Another possibility to compare objects
is done by "Selected object(s)" (figure 7). Here the selected object is
centered and the axes are adjusted in scale. When more objects are selected
Descartes calculates the average and uses that.
Figure 7
Europe - Parallel coordinates -
Selected object(s) - Age groups
However, the canonical form of parallel coordinates plot may become
inconvenient if the data contain outliers, i.e. values standing far apart from
the bulk of values. Presence of outliers complicates the tasks of detecting
correlated pairs of attributes as well as the tasks of comparison of objects.
For such cases two methods of scaling of the axes are suggested: 1.)
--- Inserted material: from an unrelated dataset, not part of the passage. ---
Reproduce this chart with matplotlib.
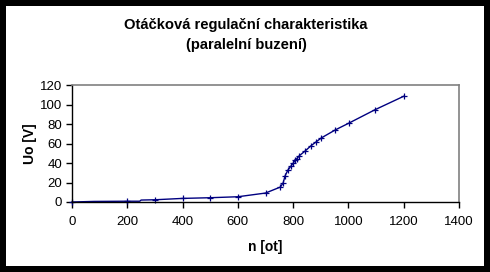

normalization by median and quartiles; 2.) normalization by mean and standard
deviation.
An additional variant of scaling is shown in figure 8. The axes
are positioned so that median values of all attributes are on the same vertical
line and are scaled so that the first and the second quartiles are also
aligned. Positions of the rest of the values are found by linear
interpolation.
Figure 8
Europe - Parallel coordinates - Medians
and Quartiles - Age groups
In figure 9 the the leftmost and the rightmost positions of the axes are aligned which sometimes may facilitate the comparison of some attributes.
Figure 9
Europe - Parallel coordinates -
Min-Max, Medians and Quartiles - Age groups
In a similar way, in the second variant the values Χ , Χ-σ and Χ+σ are used for axes scaling (here Χ is the arithmetic mean and σ is the standard deviation). This variant is shown in figure 10. Besides neutralizing the impact of outliers, both variant of scaling are good for investigation of general characteristics of value variation.
Figure 10
Europe - Parallel coordinates - Means and Std. deviations - Age groups
Figure 11 gives an inconvenient example of Standard deviation...
Figure 11
Europe - Parallel coordinates -
Standard deviation - Age groups
Classifier (horizontal and vertical):
Classifier are opened in a separate window showing either a horizontal bar, or a vertical bar. This noncartographic visualization method is used like the classification method described here.